In the records below, find the line containing "What matplotlib code" and the line containing "6.55, 7.05, 7.05]"; please repeat exactly the lines from one to the other, both included, and nothing more.

++++++++++

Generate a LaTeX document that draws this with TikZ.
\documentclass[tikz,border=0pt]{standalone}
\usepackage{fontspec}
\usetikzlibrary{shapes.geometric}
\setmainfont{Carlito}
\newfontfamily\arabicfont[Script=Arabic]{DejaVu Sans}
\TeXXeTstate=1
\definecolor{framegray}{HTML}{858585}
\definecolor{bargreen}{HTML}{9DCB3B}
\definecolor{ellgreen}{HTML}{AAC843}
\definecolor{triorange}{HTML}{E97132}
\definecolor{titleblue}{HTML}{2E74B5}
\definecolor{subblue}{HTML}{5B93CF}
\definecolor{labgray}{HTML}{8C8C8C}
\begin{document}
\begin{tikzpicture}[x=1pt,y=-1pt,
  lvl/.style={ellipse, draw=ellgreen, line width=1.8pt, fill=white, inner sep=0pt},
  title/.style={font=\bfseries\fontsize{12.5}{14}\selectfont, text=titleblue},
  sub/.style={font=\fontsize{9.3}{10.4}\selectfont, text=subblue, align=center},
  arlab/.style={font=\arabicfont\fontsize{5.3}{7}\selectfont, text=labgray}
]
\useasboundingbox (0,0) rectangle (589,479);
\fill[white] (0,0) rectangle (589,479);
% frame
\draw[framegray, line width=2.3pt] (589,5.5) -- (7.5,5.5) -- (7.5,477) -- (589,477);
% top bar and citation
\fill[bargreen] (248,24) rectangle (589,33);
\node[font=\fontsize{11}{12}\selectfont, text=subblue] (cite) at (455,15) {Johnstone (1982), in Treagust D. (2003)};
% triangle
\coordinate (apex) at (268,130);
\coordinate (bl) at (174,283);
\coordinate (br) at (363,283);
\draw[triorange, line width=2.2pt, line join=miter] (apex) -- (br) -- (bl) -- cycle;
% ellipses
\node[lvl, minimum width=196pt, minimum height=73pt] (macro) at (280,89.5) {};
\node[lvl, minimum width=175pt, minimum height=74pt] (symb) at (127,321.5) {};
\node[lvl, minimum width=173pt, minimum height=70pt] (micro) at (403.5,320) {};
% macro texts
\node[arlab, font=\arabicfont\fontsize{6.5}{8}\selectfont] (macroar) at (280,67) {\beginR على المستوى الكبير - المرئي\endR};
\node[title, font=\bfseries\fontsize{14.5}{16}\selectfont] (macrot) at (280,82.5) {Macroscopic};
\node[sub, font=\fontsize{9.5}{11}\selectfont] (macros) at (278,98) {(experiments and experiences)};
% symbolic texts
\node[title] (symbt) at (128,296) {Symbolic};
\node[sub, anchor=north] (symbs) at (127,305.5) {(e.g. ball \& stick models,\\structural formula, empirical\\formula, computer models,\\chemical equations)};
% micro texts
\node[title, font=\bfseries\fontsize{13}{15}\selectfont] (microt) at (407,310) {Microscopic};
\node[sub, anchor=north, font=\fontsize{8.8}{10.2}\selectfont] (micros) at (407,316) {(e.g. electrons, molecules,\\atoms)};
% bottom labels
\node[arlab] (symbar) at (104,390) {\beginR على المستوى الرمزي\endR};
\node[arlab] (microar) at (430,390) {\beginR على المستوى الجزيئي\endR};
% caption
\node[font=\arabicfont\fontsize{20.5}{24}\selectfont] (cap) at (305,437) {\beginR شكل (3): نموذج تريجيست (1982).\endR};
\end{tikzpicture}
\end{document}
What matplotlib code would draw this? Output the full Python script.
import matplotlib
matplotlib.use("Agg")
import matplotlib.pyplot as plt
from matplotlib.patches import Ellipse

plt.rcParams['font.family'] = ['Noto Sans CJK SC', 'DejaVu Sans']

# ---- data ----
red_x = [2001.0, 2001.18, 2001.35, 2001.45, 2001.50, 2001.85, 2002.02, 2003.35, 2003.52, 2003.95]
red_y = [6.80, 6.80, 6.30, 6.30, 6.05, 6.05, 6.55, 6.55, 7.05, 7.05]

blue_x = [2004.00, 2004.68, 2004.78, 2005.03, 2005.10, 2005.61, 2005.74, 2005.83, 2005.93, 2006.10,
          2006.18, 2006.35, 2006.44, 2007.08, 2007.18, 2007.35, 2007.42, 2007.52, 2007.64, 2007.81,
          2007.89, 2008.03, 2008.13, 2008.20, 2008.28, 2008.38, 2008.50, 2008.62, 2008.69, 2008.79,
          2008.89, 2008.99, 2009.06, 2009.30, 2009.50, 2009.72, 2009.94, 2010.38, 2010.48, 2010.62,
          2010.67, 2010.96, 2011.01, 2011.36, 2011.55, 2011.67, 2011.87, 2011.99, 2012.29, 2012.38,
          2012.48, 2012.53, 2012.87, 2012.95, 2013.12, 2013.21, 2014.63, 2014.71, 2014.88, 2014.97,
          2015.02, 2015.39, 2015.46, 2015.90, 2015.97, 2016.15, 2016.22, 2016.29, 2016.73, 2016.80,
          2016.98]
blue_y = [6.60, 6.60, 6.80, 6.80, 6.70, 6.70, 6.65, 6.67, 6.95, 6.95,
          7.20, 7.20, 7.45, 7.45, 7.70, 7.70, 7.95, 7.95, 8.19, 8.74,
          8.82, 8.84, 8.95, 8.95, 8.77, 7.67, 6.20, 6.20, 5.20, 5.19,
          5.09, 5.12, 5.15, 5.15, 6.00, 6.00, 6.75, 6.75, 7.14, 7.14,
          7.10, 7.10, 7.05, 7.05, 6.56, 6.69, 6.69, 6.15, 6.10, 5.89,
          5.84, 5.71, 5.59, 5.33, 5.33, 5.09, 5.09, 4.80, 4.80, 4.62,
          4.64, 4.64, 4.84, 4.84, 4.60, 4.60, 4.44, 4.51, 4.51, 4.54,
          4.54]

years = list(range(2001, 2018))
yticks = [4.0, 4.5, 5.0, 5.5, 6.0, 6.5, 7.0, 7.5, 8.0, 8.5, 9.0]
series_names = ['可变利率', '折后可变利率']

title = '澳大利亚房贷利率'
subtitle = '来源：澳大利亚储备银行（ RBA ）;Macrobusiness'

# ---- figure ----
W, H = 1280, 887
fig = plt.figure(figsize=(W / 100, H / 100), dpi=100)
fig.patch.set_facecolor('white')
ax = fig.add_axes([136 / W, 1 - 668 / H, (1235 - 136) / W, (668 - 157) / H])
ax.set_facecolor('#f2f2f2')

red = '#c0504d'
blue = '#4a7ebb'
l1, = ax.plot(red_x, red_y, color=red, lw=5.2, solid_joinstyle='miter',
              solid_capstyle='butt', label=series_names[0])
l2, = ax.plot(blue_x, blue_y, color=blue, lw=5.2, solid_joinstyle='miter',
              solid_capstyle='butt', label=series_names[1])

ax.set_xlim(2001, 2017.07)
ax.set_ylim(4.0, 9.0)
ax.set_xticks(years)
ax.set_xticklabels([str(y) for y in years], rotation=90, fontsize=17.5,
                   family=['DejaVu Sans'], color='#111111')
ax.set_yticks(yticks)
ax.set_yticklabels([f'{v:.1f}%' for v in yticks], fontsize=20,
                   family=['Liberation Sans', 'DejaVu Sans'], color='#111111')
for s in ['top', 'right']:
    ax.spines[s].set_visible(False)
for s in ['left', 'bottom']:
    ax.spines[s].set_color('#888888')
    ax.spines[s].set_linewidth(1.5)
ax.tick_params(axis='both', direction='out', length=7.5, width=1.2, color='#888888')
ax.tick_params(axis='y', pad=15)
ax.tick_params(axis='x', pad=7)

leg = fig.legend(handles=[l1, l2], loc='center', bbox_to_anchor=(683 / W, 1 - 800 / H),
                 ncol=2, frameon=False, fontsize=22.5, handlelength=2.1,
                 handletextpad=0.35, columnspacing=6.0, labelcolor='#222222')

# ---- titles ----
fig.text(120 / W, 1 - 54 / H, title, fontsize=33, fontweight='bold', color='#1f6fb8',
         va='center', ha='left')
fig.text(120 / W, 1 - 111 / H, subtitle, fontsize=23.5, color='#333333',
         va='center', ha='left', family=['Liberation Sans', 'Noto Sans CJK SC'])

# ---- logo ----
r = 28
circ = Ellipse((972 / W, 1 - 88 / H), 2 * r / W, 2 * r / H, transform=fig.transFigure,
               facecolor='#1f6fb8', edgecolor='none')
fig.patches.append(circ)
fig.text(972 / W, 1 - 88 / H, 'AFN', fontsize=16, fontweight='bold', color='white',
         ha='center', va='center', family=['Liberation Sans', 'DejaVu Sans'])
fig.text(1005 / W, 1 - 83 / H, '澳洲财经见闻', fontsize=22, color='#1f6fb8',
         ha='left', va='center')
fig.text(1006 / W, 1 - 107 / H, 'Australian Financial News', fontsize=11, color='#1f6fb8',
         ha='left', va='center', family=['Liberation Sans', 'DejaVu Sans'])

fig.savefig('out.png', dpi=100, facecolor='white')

++++++++++

*Solved problem*
What matplotlib code would draw this? Output the full Python script.
import matplotlib
matplotlib.use("Agg")
import matplotlib.pyplot as plt
from matplotlib.patches import Ellipse

plt.rcParams['font.family'] = ['Noto Sans CJK SC', 'DejaVu Sans']

# ---- data ----
red_x = [2001.0, 2001.18, 2001.35, 2001.45, 2001.50, 2001.85, 2002.02, 2003.35, 2003.52, 2003.95]
red_y = [6.80, 6.80, 6.30, 6.30, 6.05, 6.05, 6.55, 6.55, 7.05, 7.05]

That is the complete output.